At last bonfire night!!! We have some great ideas that will help to make your November 5th go with a bang. Take a look as we guide you through the new rules of lockdown #2 and our interesting look at Diwali and the origins behind it.

This issue is your chance to vote for your Katie Jayne Tutor to be entered into the annual teacher award for greatness! Tell us if you think your tutor deserves to be rewarded and why. Votes in to us by 8th November.

Our Educational Activities take on a feel of the macabre with the scariest toys, whilst Feel The Burn gets you going with a Body Blast workout.

Have fun and enjoy the read.


Lockdown Bonfire Night At Home

Who says we cannot have Bonfire Night just because we are in lockdown? This could be the best Bonfire Night ever…Make it a night to remember for all the right reasons. Follow our short guide and get cracking!!!

Safety First:

Always wear gloves and hold sparklers at arms length.

Ensure you have a bucket of water on standby to put used sparklers into.

If there are young members of the family around, ensure they are wearing noise cancelling headphones.

Although costumes are fun, they are very flammable. Make sure you stay safe distances away from any fire source.

Always get an adult to handle the fireworks, make sure fireworks cannot fall over and fly towards spectators, never return to a firework once it has been lit and ensure the whole family are standing well back.

Let the games begin…

Dig out those Bonfire Night tunes and dance around like a fizzing firework until the music stops.

When someone shouts:

Catherine Wheel – spin round and round with your arms stretched out.

Rocket – crouch down low and then jump up as high as you can.

Sparklers – everyone must put their hands up, stretch out their fingers and dance up and down and round and round.

Bangers – everyone must clap their hands and count 1, 2, 3 and shout ‘Bang’.

This one’s just for fun!


Add some food colouring to half a cup of water.

Pour two cups of cornflour in to a bowl.

Very slowly add the coloured water and stir.

Add glitter to make your mixture sparkle.

Keep stirring until the slime is good and gloopy!

Top Tips

If your mixture seems too watery, try adding more cornflour.

You could even add glow-in-the-dark poster paint to make the slime glow.

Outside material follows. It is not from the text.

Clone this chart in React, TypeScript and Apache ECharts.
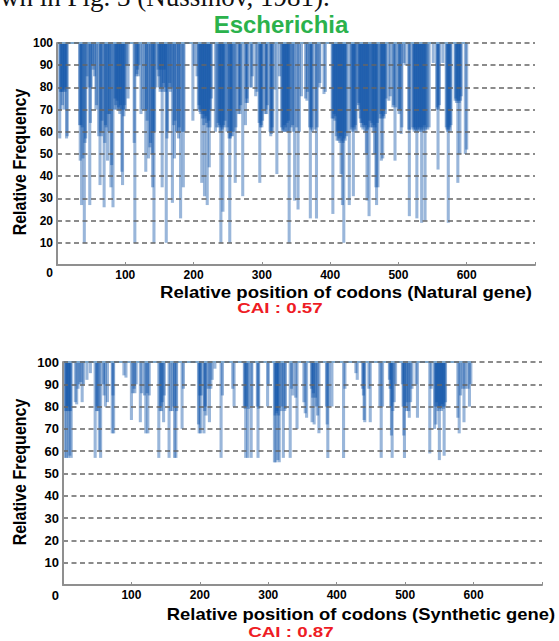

Try different food colouring colours to get different coloured slime!

Lanterns Alight!

You don’t have to have a bonfire to light up your home or garden with colour. Collect any empty glass jars from your recycling and cover them with different coloured tissue paper. Place LED tea-lights inside them and they will cast pretty, coloured shadows all around the room, or if you are going to be outside in the garden you could put real candles or tea lights into the jars and hang them from the trees. Why not use up any glo sticks you may have? You could even turn them into a game.

Hoop it!

Get yourself a stick and bed into the ground, then make your glo sticks into bangles or hoops,  stand a good distance away and try throwing the glo hoops onto the stick, most hoops hooked wins…


What are some the new rules for lockdown #2?

‘Can we still do PE if sports groups have been cancelled?’

Yes – as PE is a part of the school curriculum and as schools are still open, PE will still take place within school time.

However, it may be a bit different than normal, with increased social distancing measures in place.

‘Can we still go to our grandma and grandpa’s house?

This is a bit of a complicated one and depends on a few factors.

The government is asking for people to stay at home and not meet indoors with family or friends unless you live with them, or they are in your support bubble. So if your grandma and grandpa are in your bubble, then that’s fine.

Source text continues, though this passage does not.